* Begin *
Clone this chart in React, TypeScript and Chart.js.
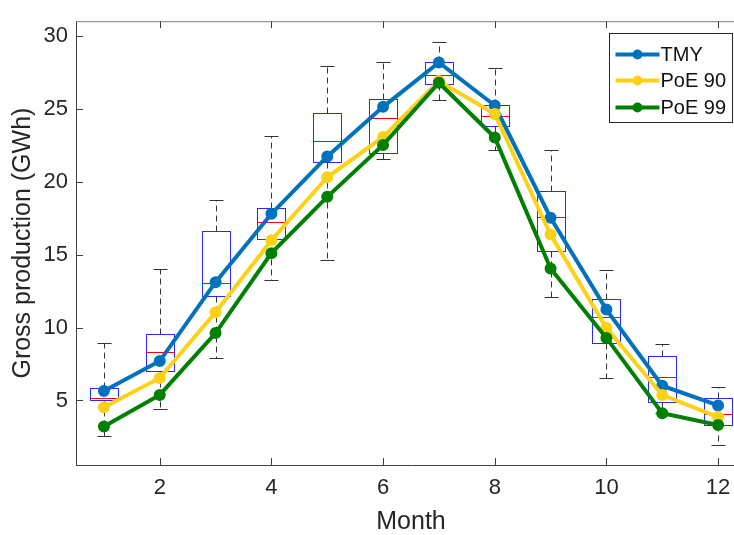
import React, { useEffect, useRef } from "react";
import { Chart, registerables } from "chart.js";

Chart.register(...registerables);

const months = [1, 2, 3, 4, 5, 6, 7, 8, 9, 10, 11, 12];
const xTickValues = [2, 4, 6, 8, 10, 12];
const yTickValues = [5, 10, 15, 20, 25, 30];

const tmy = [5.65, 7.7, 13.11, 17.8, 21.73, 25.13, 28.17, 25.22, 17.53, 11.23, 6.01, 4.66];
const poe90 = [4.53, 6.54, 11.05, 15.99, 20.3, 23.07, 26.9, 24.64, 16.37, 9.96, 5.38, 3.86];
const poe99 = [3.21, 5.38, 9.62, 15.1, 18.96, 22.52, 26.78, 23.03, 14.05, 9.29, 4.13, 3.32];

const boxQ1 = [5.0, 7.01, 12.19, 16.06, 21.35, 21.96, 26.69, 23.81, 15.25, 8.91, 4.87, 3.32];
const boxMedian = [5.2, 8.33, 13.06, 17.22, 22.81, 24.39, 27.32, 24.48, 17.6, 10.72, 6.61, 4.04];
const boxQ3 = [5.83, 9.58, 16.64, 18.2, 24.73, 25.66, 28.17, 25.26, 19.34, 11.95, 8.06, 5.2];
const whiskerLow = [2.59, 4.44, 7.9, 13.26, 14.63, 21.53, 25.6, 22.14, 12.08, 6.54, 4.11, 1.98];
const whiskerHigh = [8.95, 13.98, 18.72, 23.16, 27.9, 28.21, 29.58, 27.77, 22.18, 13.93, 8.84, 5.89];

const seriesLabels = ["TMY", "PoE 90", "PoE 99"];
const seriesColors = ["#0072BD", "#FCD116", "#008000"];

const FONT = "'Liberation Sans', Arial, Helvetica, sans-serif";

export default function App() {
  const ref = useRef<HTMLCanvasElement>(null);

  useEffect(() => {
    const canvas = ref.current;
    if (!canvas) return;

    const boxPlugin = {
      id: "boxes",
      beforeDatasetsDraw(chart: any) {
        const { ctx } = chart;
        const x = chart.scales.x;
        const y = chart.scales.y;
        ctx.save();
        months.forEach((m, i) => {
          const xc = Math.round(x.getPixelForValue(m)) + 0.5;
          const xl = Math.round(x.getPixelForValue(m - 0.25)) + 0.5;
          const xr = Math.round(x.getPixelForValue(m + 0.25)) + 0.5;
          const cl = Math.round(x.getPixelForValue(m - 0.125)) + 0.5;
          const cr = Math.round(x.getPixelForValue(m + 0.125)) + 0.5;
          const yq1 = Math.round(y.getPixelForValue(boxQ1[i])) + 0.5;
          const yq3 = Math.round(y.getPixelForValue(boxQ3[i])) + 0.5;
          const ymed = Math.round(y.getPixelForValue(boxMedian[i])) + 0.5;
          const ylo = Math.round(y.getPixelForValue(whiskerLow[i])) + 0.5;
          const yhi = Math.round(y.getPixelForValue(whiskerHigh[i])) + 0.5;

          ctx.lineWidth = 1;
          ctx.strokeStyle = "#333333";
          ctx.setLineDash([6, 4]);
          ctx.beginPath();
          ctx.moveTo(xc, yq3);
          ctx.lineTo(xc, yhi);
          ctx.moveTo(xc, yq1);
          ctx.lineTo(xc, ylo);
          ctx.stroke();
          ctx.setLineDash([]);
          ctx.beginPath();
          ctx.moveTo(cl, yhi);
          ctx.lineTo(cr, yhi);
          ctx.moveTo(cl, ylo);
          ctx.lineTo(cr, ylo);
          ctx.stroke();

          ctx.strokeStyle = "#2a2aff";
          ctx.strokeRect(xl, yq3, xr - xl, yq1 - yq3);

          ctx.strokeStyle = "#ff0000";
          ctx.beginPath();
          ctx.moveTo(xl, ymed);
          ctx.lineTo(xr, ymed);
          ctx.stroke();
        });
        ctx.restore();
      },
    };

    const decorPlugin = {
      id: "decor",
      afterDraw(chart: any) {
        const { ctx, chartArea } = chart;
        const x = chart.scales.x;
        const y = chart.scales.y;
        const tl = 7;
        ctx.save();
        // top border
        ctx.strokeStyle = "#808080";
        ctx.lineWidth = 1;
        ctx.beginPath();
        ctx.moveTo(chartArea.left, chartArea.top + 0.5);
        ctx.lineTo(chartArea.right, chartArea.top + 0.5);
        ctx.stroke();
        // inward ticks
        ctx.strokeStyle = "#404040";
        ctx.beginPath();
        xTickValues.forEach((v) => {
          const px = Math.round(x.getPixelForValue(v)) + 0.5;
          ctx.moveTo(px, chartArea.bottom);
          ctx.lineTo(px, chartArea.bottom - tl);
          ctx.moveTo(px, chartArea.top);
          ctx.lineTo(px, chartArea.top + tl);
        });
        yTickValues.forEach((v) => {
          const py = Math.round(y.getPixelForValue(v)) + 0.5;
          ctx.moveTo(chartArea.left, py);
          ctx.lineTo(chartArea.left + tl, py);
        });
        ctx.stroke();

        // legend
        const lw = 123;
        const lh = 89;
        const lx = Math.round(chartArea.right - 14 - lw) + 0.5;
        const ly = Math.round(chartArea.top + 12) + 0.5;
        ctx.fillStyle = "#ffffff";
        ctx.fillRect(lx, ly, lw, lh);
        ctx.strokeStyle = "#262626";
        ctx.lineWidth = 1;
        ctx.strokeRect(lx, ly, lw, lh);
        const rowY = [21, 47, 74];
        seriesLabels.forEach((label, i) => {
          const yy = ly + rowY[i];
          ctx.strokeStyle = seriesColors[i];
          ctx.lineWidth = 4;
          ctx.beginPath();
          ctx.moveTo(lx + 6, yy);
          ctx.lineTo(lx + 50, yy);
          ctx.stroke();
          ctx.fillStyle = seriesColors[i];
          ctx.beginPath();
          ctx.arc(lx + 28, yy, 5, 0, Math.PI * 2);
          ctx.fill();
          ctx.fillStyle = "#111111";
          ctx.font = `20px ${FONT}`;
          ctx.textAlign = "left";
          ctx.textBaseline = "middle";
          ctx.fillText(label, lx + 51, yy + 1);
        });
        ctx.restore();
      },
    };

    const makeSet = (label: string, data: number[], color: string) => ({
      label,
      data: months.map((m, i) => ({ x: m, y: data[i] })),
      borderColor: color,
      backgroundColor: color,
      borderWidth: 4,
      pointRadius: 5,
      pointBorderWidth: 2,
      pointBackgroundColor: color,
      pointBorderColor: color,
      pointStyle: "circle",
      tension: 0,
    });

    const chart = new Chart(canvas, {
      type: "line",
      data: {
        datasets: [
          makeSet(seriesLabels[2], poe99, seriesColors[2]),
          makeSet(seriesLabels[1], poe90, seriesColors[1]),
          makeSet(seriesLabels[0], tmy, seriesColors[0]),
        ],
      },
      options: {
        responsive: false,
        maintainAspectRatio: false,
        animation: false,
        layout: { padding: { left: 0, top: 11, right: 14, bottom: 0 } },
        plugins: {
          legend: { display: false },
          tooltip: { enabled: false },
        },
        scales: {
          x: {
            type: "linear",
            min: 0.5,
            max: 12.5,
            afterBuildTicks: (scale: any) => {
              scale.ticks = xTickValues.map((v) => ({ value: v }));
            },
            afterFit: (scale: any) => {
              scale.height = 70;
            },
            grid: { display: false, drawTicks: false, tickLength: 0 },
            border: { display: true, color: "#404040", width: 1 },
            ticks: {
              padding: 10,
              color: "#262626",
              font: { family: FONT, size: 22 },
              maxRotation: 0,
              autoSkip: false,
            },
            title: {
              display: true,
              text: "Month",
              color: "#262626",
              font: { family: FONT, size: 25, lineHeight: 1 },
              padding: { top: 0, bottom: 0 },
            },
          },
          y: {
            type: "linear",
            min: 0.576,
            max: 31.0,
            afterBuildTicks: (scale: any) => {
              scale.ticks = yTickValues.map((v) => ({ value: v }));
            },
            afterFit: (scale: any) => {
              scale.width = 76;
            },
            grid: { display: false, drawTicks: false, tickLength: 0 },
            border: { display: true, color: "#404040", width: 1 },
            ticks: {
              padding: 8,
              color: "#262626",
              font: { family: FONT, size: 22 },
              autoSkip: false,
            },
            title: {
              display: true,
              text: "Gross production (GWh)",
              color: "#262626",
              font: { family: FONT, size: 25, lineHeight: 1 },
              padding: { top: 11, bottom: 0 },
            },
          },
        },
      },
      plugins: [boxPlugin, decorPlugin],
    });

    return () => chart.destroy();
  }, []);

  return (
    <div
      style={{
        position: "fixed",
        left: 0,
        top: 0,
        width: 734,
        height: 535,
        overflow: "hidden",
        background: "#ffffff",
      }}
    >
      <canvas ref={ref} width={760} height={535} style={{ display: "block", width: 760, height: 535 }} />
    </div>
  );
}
* End *
# WHAT TO PRODUCE
Everything from the first line to the line with "const yTickValues = [5, 10, 15, 20, 25, 30];" must be repeated exactly, and nothing else. Leave the pictures out.

# SOLUTION FOR THIS EXERCISE
Clone this chart in React, TypeScript and Chart.js.
import React, { useEffect, useRef } from "react";
import { Chart, registerables } from "chart.js";

Chart.register(...registerables);

const months = [1, 2, 3, 4, 5, 6, 7, 8, 9, 10, 11, 12];
const xTickValues = [2, 4, 6, 8, 10, 12];
const yTickValues = [5, 10, 15, 20, 25, 30];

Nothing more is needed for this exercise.